9-5'in Psikolojik Üstünlüğü

Sabahları işe başlama ve akşamları işi bitirme arasında kurulan düzenli ritüel, yalnızca fiziksel sağlık açısından değil, aynı zamanda psikolojik denge için de büyük önem taşıyor. Özellikle uzaktan çalışanlar ya da freelance iş modeline sahip olanlar için iş-özel hayat dengesi ciddi şekilde bozulabiliyor.

Günün başlangıcını ve sonunu net olarak belirleyen bir yapı, bireylerin yaşam kalitesini artırabilir. Bu da motivasyonu ve iş verimini olumlu etkiler.

Esnekliğin Bedeli Ne?

Pandemiyle birlikte popülerleşen “çalışma saatlerinde esneklik” politikaları, başlangıçta özgürleştirici bir adım gibi görünüyordu. Ancak esnekliğin sınırlarının belirsiz olması, çalışanlarda tükenmişlik sendromunu artırdı. Bu durumdan en çok etkilenen grup kadınlar oldu. “Pandeminin jonglörü çalışan kadınlar” başlıklı yazıda evden çalışma düzeninin kadının omuzlarına yüklediği ağırlık anlatılmıştı.

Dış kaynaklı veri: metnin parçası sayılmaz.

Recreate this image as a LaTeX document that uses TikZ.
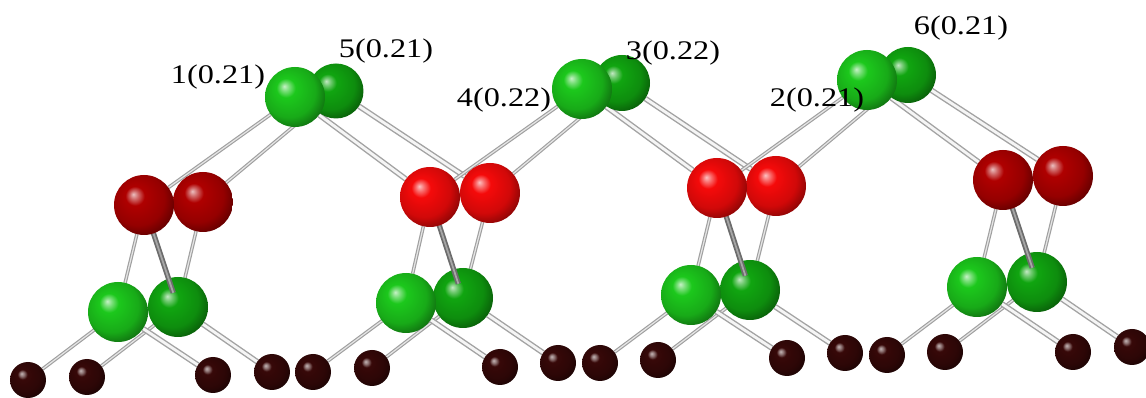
\documentclass[tikz,border=0pt]{standalone}
\usepackage{fontspec}
\setmainfont{Liberation Serif}

% atom colours
\definecolor{gfront}{RGB}{28,200,28}
\definecolor{gback}{RGB}{16,165,16}
\definecolor{rbright}{RGB}{245,10,10}
\definecolor{rdark}{RGB}{175,0,0}
\definecolor{katom}{RGB}{55,8,8}

% sphere shadings: soft highlight at upper left, dark rim
\pgfdeclareradialshading{gfshade}{\pgfpoint{-9bp}{9bp}}{color(0bp)=(gfront!25!white); color(3.5bp)=(gfront!60!white); color(8bp)=(gfront); color(22bp)=(gfront!85!black); color(34bp)=(gfront!45!black); color(50bp)=(black)}
\pgfdeclareradialshading{gbshade}{\pgfpoint{-9bp}{9bp}}{color(0bp)=(gback!25!white); color(3.5bp)=(gback!60!white); color(8bp)=(gback); color(22bp)=(gback!85!black); color(34bp)=(gback!45!black); color(50bp)=(black)}
\pgfdeclareradialshading{rbshade}{\pgfpoint{-9bp}{9bp}}{color(0bp)=(rbright!25!white); color(3.5bp)=(rbright!60!white); color(8bp)=(rbright); color(22bp)=(rbright!85!black); color(34bp)=(rbright!45!black); color(50bp)=(black)}
\pgfdeclareradialshading{rdshade}{\pgfpoint{-9bp}{9bp}}{color(0bp)=(rdark!25!white); color(3.5bp)=(rdark!60!white); color(8bp)=(rdark); color(22bp)=(rdark!85!black); color(34bp)=(rdark!45!black); color(50bp)=(black)}
\pgfdeclareradialshading{kshade}{\pgfpoint{-9bp}{9bp}}{color(0bp)=(katom!30!white); color(3bp)=(katom!55!white); color(7bp)=(katom); color(22bp)=(katom!80!black); color(34bp)=(katom!40!black); color(50bp)=(black)}

% drawing order: page, bonds, rear atoms, bonds lying over rear atoms, front atoms
\pgfdeclarelayer{page}
\pgfdeclarelayer{bonds}
\pgfdeclarelayer{back}
\pgfdeclarelayer{cross}
\pgfsetlayers{page,bonds,back,cross,main}

\begin{document}
\begin{tikzpicture}[x=0.02cm,y=0.02cm,
  atom/.style={circle, inner sep=0pt, outer sep=0pt, shade, minimum size=1.2cm},
  gf/.style={atom, shading=gfshade},
  gb/.style={atom, shading=gbshade},
  rb/.style={atom, shading=rbshade},
  rd/.style={atom, shading=rdshade},
  ck/.style={atom, shading=kshade, minimum size=0.72cm},
  bondL/.style={draw=gray!75, line width=2pt, postaction={draw=gray!20, line width=0.7pt}},
  bondR/.style={draw=gray!72, line width=3.2pt, postaction={draw=white!92!gray, line width=1.6pt}},
  bondX/.style={draw=gray!85!black, line width=3pt, shorten >=-0.3cm, postaction={draw=gray!70, line width=1pt}},
  lbl/.style={anchor=base, inner sep=0pt, font=\fontsize{15.3}{18}\selectfont}]
\begin{pgfonlayer}{page}
  \fill[white] (0,0) rectangle (1146,398);
\end{pgfonlayer}
\useasboundingbox (0,0) rectangle (1146,398);

% ---- rear atoms ----
\begin{pgfonlayer}{back}
  % upper pairs
  \node[gb, minimum size=1.1cm]  (t1b) at (336,307) {};
  \node[gb, minimum size=1.12cm] (t2b) at (622,315) {};
  \node[gb, minimum size=1.12cm] (t3b) at (908,323) {};
  % oxygen pairs
  \node[rd] (r1b) at (203,196) {};
  \node[rb] (r2b) at (490,205) {};
  \node[rb] (r3b) at (776,212) {};
  \node[rd] (r4b) at (1063,222) {};
  % lower pairs
  \node[gb] (g1b) at (178,91) {};
  \node[gb] (g2b) at (463,100) {};
  \node[gb] (g3b) at (750,108) {};
  \node[gb] (g4b) at (1037,116) {};
  % substrate row
  \node[ck] (k1)  at (28,18) {};
  \node[ck] (k2)  at (87,21) {};
  \node[ck] (k3)  at (213,23) {};
  \node[ck] (k4)  at (272,26) {};
  \node[ck] (k5)  at (313,26) {};
  \node[ck] (k6)  at (372,30) {};
  \node[ck] (k7)  at (500,31) {};
  \node[ck] (k8)  at (558,35) {};
  \node[ck] (k9)  at (600,35) {};
  \node[ck] (k10) at (658,38) {};
  \node[ck] (k11) at (787,40) {};
  \node[ck] (k12) at (845,45) {};
  \node[ck] (k13) at (887,43) {};
  \node[ck] (k14) at (945,46) {};
  \node[ck] (k15) at (1073,46) {};
  \node[ck] (k16) at (1132,51) {};
\end{pgfonlayer}

% ---- front atoms ----
\node[gf] (t1f) at (295,301) {};
\node[gf] (t2f) at (582,309) {};
\node[gf] (t3f) at (867,318) {};
\node[rd] (r1f) at (144,193) {};
\node[rb] (r2f) at (430,201) {};
\node[rb] (r3f) at (717,210) {};
\node[rd] (r4f) at (1003,218) {};
\node[gf] (g1f) at (118,86) {};
\node[gf] (g2f) at (406,95) {};
\node[gf] (g3f) at (691,103) {};
\node[gf] (g4f) at (977,111) {};

% ---- bonds ----
\begin{pgfonlayer}{bonds}
  % upper atoms to oxygen pairs on either side
  \foreach \k/\n in {1/2,2/3,3/4} {
    \draw[bondL] (t\k f) -- (r\k f);
    \draw[bondL] (t\k b) -- (r\k b);
    \draw[bondR] (t\k f) -- (r\n f);
    \draw[bondR] (t\k b) -- (r\n b);
  }
  % oxygen to lower pairs
  \foreach \k in {1,2,3,4} {
    \draw[bondL] (r\k f) -- (g\k f);
    \draw[bondL] (r\k b) -- (g\k b);
  }
  % lower pairs to substrate
  \foreach \k/\a/\b/\c/\d in {1/1/2/3/4, 2/5/6/7/8, 3/9/10/11/12, 4/13/14/15/16} {
    \draw[bondL] (g\k f) -- (k\a);
    \draw[bondL] (g\k b) -- (k\b);
    \draw[bondR] (g\k f) -- (k\c);
    \draw[bondR] (g\k b) -- (k\d);
  }
\end{pgfonlayer}
\begin{pgfonlayer}{cross}
  \foreach \k in {1,2,3,4} {
    \draw[bondX] (r\k f) -- (g\k b);
  }
\end{pgfonlayer}

% ---- labels ----
\node[lbl] (l1) at (218,314) {\scalebox{1.2}[1]{1(0.21)}};
\node[lbl] (l5) at (386,340) {\scalebox{1.2}[1]{5(0.21)}};
\node[lbl] (l4) at (504,291) {\scalebox{1.2}[1]{4(0.22)}};
\node[lbl] (l3) at (673,338) {\scalebox{1.2}[1]{3(0.22)}};
\node[lbl] (l2) at (817,291) {\scalebox{1.2}[1]{2(0.21)}};
\node[lbl] (l6) at (961,363) {\scalebox{1.2}[1]{6(0.21)}};
\end{tikzpicture}
\end{document}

Günün ne zaman başladığı ne zaman bittiği belli olmayan bir iş modeli, üretkenliği artırmak bir yana, zihinsel dağınıklığı da beraberinde getirebilir. Bu da uzun vadede verim kaybına ve çalışan bağlılığında düşüşe yol açar.

9-5'e Dönmeli Miyiz?

Teknoloji her ne kadar zamandan bağımsız çalışmayı mümkün kılsa da insan fizyolojisi sabit bir ritimden yana. Esnekliğin çalışanlara büyük bir özgürlük tanıdığı aşikar. Ancak görünen o ki bir günden bir güne savrulan düzensizlik şeklinde bir esneklikten ziyade, yapılandırılmış bir esneklik daha çok hizmet edeceğe benziyor.

Daha uzun saatler değil, daha düzenli ve verimli çalışma modelleri dikkate alınmalı. Birçok çalışanın hayatına özgürlük getiren esnek çalışma saatleri yukarıdaki veriler doğrultusunda tekrar yorumlanarak uygulanmalı.